▶ [Supplied data]:
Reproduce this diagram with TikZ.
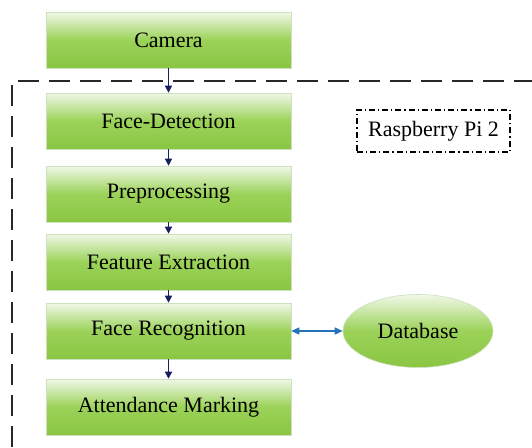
\documentclass[tikz,border=0pt]{standalone}
\usepackage{fontspec}
\setmainfont{Liberation Serif}
\usetikzlibrary{arrows.meta,shapes.geometric}
\definecolor{gtop}{RGB}{240,248,232}
\definecolor{gmid}{RGB}{155,210,88}
\definecolor{gbot}{RGB}{138,198,66}
\definecolor{gedge}{RGB}{205,225,190}
\definecolor{navy}{RGB}{25,30,95}
\definecolor{dbblue}{RGB}{35,115,185}
\definecolor{frame}{RGB}{40,40,40}
\begin{document}
\begin{tikzpicture}[x=1pt,y=-1pt,
  stage/.style={rectangle,draw=gedge,line width=0.6pt,minimum width=245pt,minimum height=56pt,
    top color=gtop,bottom color=gbot,middle color=gmid,inner sep=0pt,font=\fontsize{22}{26}\selectfont,text=black},
  flowarrow/.style={-{Triangle[length=7pt,width=7pt]},draw=navy,fill=navy,line width=1.4pt},
]
\useasboundingbox (0,0) rectangle (532,447);
\fill[white] (0,0) rectangle (532,447);
% outer dashed frame
\draw[frame,line width=1.8pt,dash pattern=on 21pt off 10pt] (12,447) -- (12,81) -- (540,81);
% stages
\node[stage] (cam) at (168.5,40) {Camera};
\node[stage] (fd)  at (168.5,121) {Face-Detection};
\node[stage] (pre) at (168.5,194) {Preprocessing};
\node[stage] (fe)  at (168.5,262) {Feature Extraction};
\node[stage] (fr)  at (168.5,331) {Face Recognition};
\node[stage] (am)  at (168.5,407) {Attendance Marking};
% database
\node[ellipse,draw=gedge,line width=0.6pt,minimum width=150pt,minimum height=73pt,inner sep=0pt,
  top color=gtop,bottom color=gbot,middle color=gmid,font=\fontsize{22}{26}\selectfont] (db) at (418,331) {Database};
% raspberry label
\node[draw=black,line width=1.1pt,dash pattern=on 6pt off 3pt on 1.2pt off 3pt,
  minimum width=153pt,minimum height=42pt,inner sep=0pt,font=\fontsize{22}{26}\selectfont] (rpi) at (433.5,131) {Raspberry Pi 2};
% arrows
\draw[flowarrow] (cam) -- (fd);
\draw[flowarrow] (fd) -- (pre);
\draw[flowarrow] (pre) -- (fe);
\draw[flowarrow] (fe) -- (fr);
\draw[flowarrow] (fr) -- (am);
\draw[{Triangle[length=8pt,width=7pt]}-{Triangle[length=8pt,width=7pt]},draw=dbblue,fill=dbblue,line width=1.4pt] (fr) -- (db);
\end{tikzpicture}
\end{document}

▶ [Task requirements]:
Reproduce each line word for word and drop the pictures.

▶ [Task output]:
Reproduce this diagram with TikZ.
\documentclass[tikz,border=0pt]{standalone}
\usepackage{fontspec}
\setmainfont{Liberation Serif}
\usetikzlibrary{arrows.meta,shapes.geometric}
\definecolor{gtop}{RGB}{240,248,232}
\definecolor{gmid}{RGB}{155,210,88}
\definecolor{gbot}{RGB}{138,198,66}
\definecolor{gedge}{RGB}{205,225,190}
\definecolor{navy}{RGB}{25,30,95}
\definecolor{dbblue}{RGB}{35,115,185}
\definecolor{frame}{RGB}{40,40,40}
\begin{document}
\begin{tikzpicture}[x=1pt,y=-1pt,
  stage/.style={rectangle,draw=gedge,line width=0.6pt,minimum width=245pt,minimum height=56pt,
    top color=gtop,bottom color=gbot,middle color=gmid,inner sep=0pt,font=\fontsize{22}{26}\selectfont,text=black},
  flowarrow/.style={-{Triangle[length=7pt,width=7pt]},draw=navy,fill=navy,line width=1.4pt},
]
\useasboundingbox (0,0) rectangle (532,447);
\fill[white] (0,0) rectangle (532,447);
% outer dashed frame
\draw[frame,line width=1.8pt,dash pattern=on 21pt off 10pt] (12,447) -- (12,81) -- (540,81);
% stages
\node[stage] (cam) at (168.5,40) {Camera};
\node[stage] (fd)  at (168.5,121) {Face-Detection};
\node[stage] (pre) at (168.5,194) {Preprocessing};
\node[stage] (fe)  at (168.5,262) {Feature Extraction};
\node[stage] (fr)  at (168.5,331) {Face Recognition};
\node[stage] (am)  at (168.5,407) {Attendance Marking};
% database
\node[ellipse,draw=gedge,line width=0.6pt,minimum width=150pt,minimum height=73pt,inner sep=0pt,
  top color=gtop,bottom color=gbot,middle color=gmid,font=\fontsize{22}{26}\selectfont] (db) at (418,331) {Database};
% raspberry label
\node[draw=black,line width=1.1pt,dash pattern=on 6pt off 3pt on 1.2pt off 3pt,
  minimum width=153pt,minimum height=42pt,inner sep=0pt,font=\fontsize{22}{26}\selectfont] (rpi) at (433.5,131) {Raspberry Pi 2};
% arrows
\draw[flowarrow] (cam) -- (fd);
\draw[flowarrow] (fd) -- (pre);
\draw[flowarrow] (pre) -- (fe);
\draw[flowarrow] (fe) -- (fr);
\draw[flowarrow] (fr) -- (am);
\draw[{Triangle[length=8pt,width=7pt]}-{Triangle[length=8pt,width=7pt]},draw=dbblue,fill=dbblue,line width=1.4pt] (fr) -- (db);
\end{tikzpicture}
\end{document}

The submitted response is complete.